California’s Proposition 13 protects homeowners from excessive tax burden, but it does not make it fair and equitable. However, Dibble’s and Hornstein’s proposed legislation will make our Minnesota homestead property taxes fair and equitable for everybody, including the government. It will address the core problem of our homestead property tax concept rather than trying to fund relief programs for the aggrieved taxpayers. 

We perpetually hear homeowners complaining about their high property tax burdens that never get fixed or corrected. This complaint has been going on for a long time and the Legislature has been perpetually responding with various relief programs. However, now, Dibble and Hornstein will finally address the rogue nature of our homestead property tax with an objective analysis from the Minnesota Department of Revenue.

It turns out that the homestead property tax burden, for the whole group of Minnesota homeowners, is around 3 percent, or less, of their taxable incomes. For example, the total taxable income of all Minneapolis households was about $7.76 billion and the total property taxes paid by those households was about $240 million. That translates to about a 3 percent burden. But we know that a 3 percent burden is not uniformly applied to all households. That is the core problem of our present homestead property tax concept because some of us pay 40 percent while others only 1 percent. However, if every household paid the 3 percent, we would get the same tax revenue of $240 million.

The proposed legislation will adjust every household’s property tax burden, at the end of the year, to a uniform percentage of their taxable household income. The uniform percentage will be calculated by the DOR from the data collected on each taxing district.

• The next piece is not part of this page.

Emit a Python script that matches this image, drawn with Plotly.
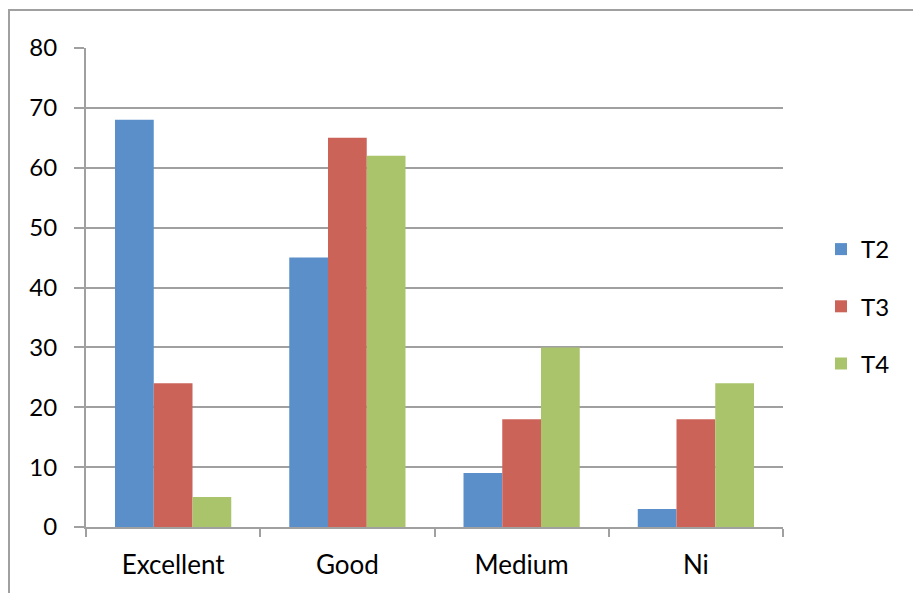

As  an example, let us take the 3 percent as our uniform rate for Minneapolis. Then let us take a home that has a $3,000 property tax attached to it. If the owner of that home has a taxable income of $100,000, then his tax burden is right in line with the uniform rate. But if the owner’s income was $50,000 then his tax liability, at 3 percent, is $1,500 and he would get a refund of $1,500. But if the owner had an income of $150,000 then his 3 percent liability would be $4,500 and he would have to pay an additional $1,500.

The proposed legislation will correct the inequitable tax burdens that we have now while insuring the same tax revenue to our local governments. Please call your legislators and give them praise for finally proposing a fair homestead property tax adjustment where every body pays their fair share.